Copy out all lines where "image" appears.

◆ Provided information:
________________________

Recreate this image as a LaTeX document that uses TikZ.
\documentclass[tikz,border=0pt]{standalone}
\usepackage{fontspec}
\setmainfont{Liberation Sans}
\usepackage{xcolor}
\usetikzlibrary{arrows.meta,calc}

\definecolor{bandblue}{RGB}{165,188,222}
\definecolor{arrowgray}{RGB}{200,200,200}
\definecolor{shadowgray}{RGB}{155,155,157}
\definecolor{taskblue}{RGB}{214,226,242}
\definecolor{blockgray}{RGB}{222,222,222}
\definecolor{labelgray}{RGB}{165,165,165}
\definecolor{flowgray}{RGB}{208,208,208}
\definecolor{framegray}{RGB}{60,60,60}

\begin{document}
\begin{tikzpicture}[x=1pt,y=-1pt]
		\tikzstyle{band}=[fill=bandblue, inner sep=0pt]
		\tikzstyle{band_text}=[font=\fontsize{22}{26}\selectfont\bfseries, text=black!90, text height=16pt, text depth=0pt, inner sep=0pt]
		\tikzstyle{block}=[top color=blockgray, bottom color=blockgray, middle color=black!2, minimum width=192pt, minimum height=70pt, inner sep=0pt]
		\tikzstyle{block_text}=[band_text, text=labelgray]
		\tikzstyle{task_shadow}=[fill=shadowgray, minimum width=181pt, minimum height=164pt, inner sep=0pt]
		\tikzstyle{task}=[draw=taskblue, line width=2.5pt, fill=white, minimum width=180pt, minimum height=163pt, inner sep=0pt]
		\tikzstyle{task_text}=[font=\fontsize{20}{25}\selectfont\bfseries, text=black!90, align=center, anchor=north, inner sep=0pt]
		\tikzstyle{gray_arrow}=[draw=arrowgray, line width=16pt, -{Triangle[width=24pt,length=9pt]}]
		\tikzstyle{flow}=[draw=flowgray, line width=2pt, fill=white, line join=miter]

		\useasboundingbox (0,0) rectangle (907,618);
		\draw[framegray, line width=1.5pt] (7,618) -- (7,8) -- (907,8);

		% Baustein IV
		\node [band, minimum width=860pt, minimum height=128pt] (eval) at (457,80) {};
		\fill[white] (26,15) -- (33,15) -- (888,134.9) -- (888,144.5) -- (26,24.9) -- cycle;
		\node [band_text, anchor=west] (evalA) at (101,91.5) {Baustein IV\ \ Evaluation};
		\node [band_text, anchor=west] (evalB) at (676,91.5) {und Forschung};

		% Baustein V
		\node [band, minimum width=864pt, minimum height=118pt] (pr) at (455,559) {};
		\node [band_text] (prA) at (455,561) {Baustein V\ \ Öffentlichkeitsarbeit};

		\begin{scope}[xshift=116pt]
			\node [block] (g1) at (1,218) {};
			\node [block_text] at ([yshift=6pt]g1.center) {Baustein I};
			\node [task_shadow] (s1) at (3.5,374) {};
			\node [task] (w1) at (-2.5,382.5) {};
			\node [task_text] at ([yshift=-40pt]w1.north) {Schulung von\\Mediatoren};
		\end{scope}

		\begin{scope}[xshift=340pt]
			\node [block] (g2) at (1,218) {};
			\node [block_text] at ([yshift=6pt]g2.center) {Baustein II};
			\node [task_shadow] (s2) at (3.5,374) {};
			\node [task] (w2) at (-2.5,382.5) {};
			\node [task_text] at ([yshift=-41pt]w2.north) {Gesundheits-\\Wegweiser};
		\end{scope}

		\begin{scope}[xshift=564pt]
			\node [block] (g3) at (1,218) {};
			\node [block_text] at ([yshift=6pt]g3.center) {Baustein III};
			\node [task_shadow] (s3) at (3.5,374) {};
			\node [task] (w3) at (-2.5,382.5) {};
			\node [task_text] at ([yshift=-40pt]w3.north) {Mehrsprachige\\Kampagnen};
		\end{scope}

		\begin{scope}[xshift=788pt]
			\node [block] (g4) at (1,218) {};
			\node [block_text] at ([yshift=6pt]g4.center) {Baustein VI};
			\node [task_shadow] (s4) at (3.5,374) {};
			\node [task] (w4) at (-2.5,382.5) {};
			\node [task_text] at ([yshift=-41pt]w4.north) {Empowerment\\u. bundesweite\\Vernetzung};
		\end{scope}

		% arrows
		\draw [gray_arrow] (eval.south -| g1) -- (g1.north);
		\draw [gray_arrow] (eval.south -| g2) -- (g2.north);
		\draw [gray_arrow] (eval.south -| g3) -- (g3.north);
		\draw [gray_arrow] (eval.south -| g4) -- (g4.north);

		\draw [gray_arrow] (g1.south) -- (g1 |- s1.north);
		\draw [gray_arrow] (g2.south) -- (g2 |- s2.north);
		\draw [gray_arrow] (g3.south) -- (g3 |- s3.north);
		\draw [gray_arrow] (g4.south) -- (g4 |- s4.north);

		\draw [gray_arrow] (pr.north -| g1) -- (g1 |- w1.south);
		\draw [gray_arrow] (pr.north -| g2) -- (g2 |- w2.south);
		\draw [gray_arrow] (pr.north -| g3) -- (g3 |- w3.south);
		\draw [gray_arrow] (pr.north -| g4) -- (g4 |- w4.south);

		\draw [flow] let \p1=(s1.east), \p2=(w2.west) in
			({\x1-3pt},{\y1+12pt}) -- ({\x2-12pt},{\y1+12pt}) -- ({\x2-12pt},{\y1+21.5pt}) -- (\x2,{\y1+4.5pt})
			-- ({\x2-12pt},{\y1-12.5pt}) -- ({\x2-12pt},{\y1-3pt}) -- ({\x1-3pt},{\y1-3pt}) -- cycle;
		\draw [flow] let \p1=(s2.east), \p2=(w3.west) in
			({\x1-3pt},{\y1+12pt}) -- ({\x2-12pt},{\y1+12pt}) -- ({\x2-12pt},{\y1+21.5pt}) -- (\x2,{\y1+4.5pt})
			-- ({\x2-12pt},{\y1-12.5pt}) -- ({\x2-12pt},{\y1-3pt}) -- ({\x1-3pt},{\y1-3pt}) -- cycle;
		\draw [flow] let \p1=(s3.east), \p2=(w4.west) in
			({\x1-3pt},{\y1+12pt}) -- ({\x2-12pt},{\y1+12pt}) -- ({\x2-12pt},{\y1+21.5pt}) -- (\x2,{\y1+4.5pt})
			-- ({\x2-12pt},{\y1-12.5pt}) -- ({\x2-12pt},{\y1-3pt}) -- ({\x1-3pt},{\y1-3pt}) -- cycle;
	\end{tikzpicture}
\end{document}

________________________

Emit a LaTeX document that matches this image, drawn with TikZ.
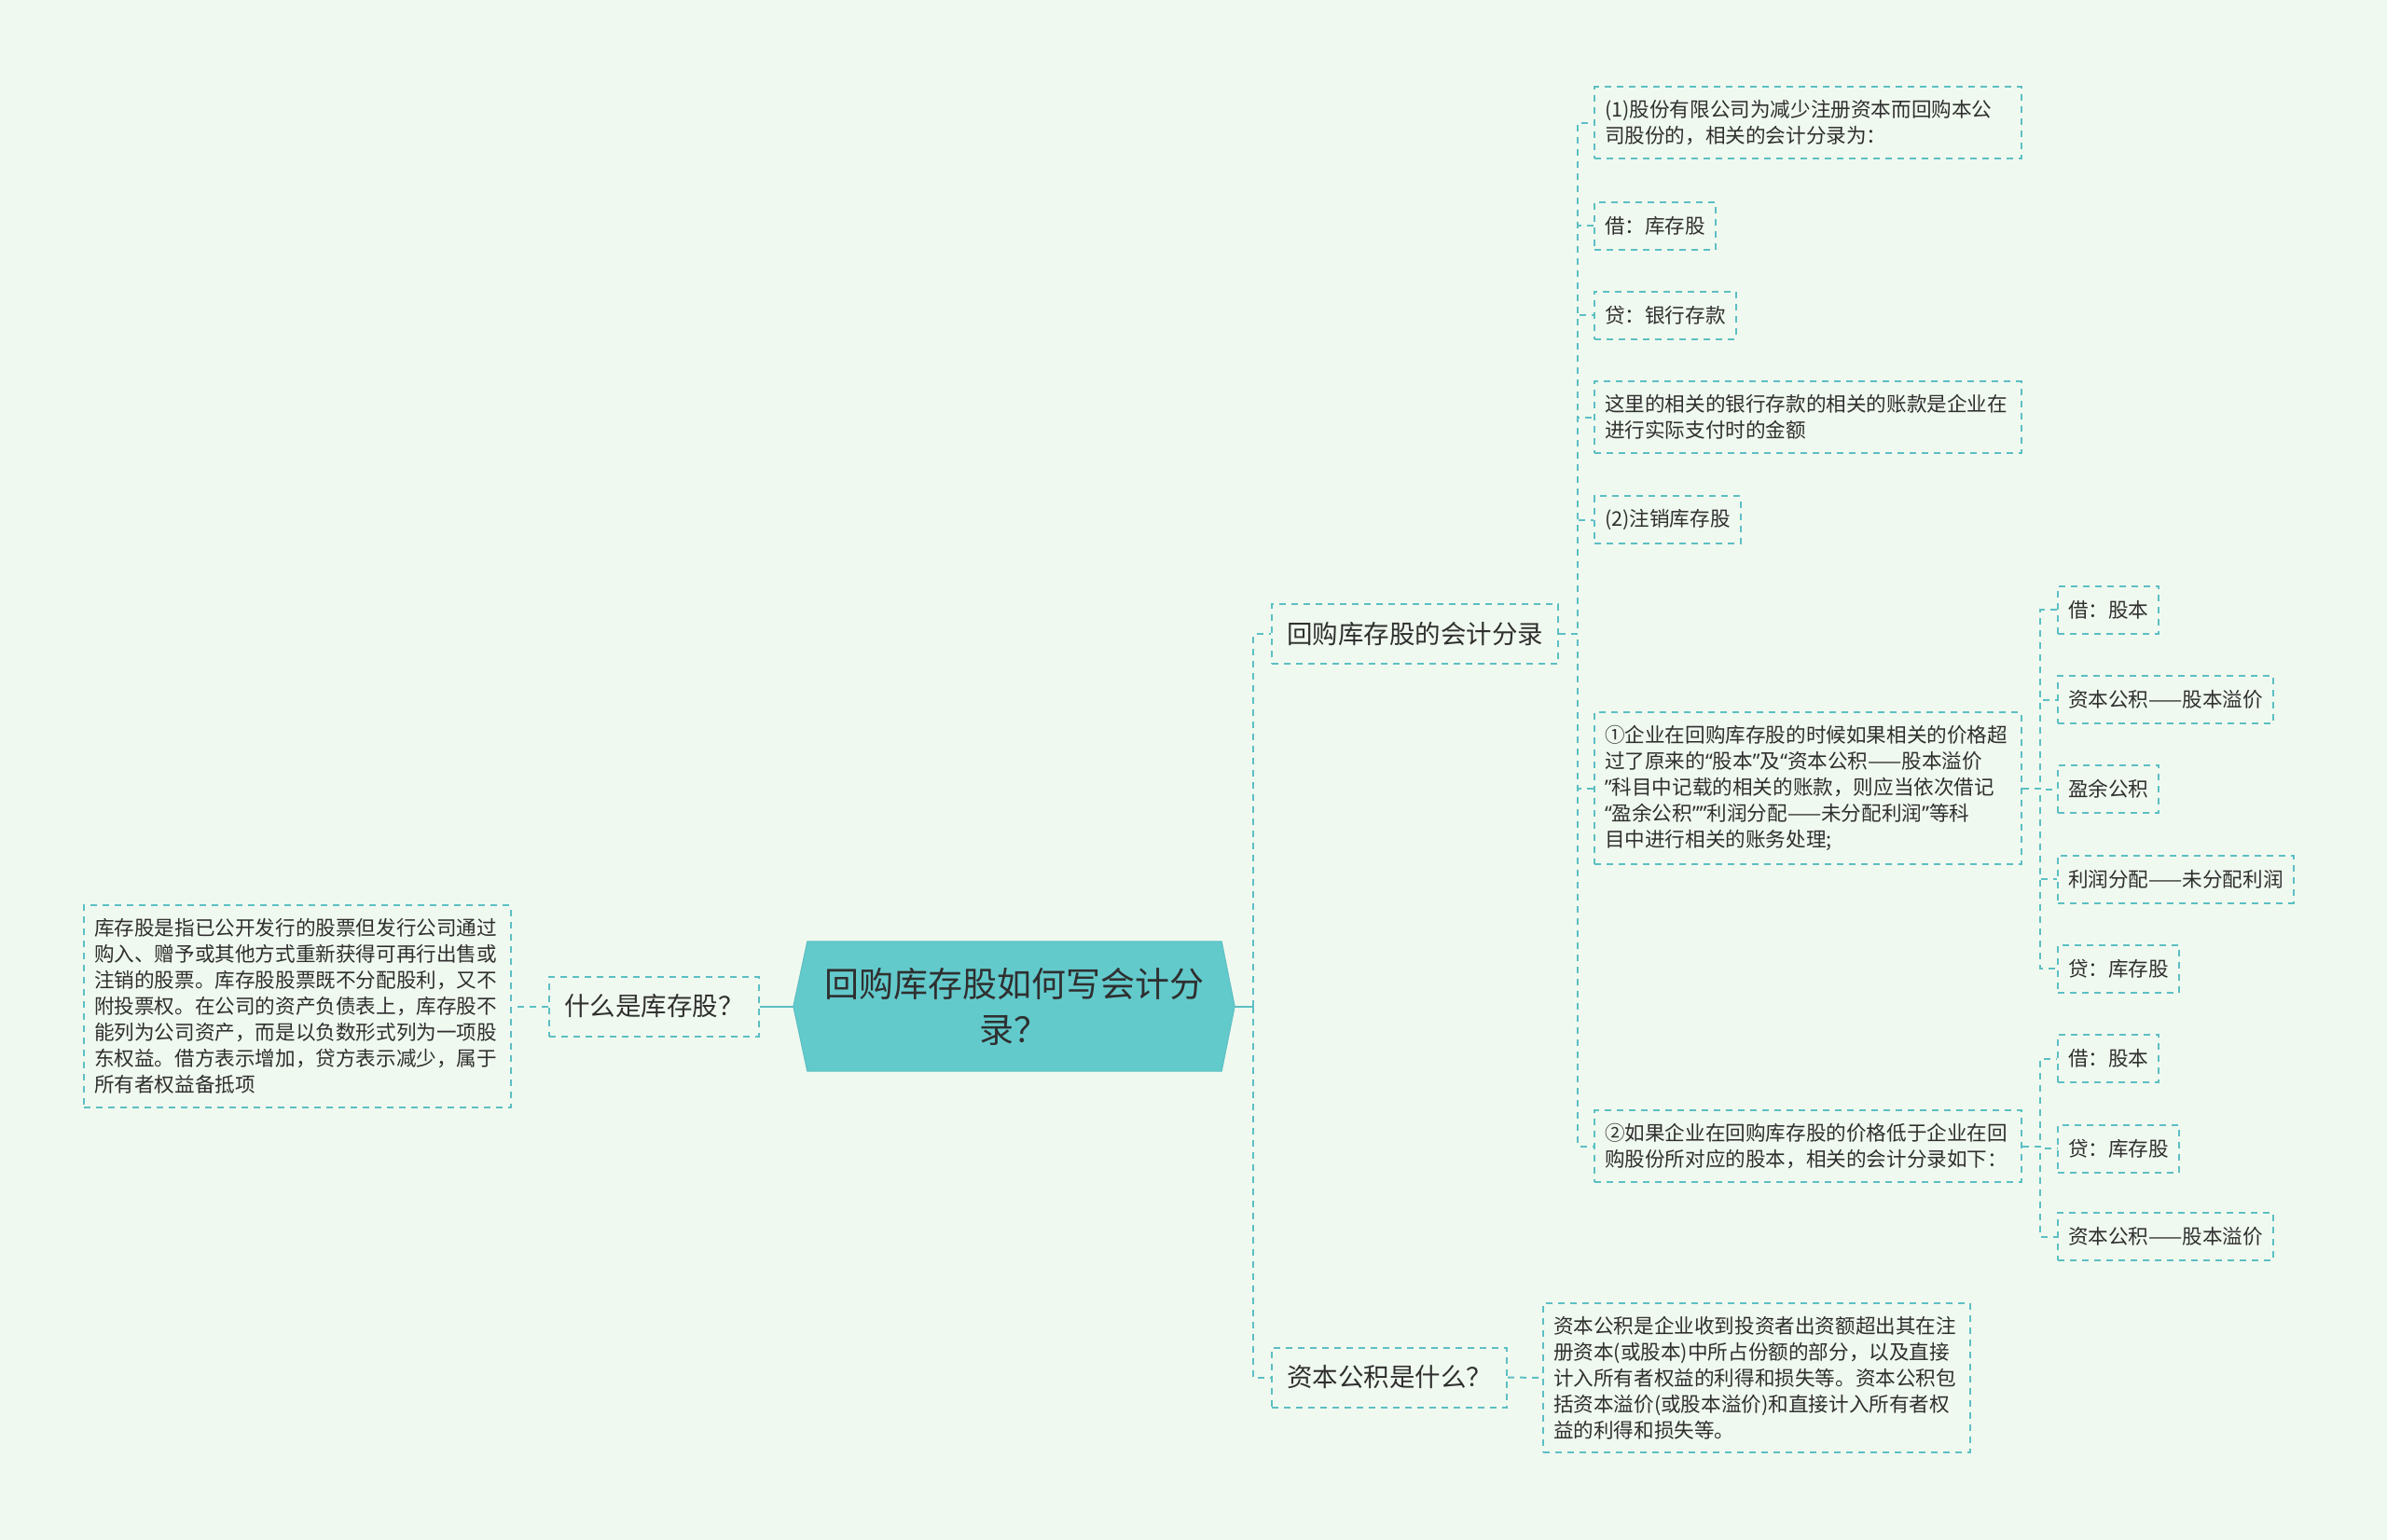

________________________

◆ Exercise answer:
Recreate this image as a LaTeX document that uses TikZ.
Emit a LaTeX document that matches this image, drawn with TikZ.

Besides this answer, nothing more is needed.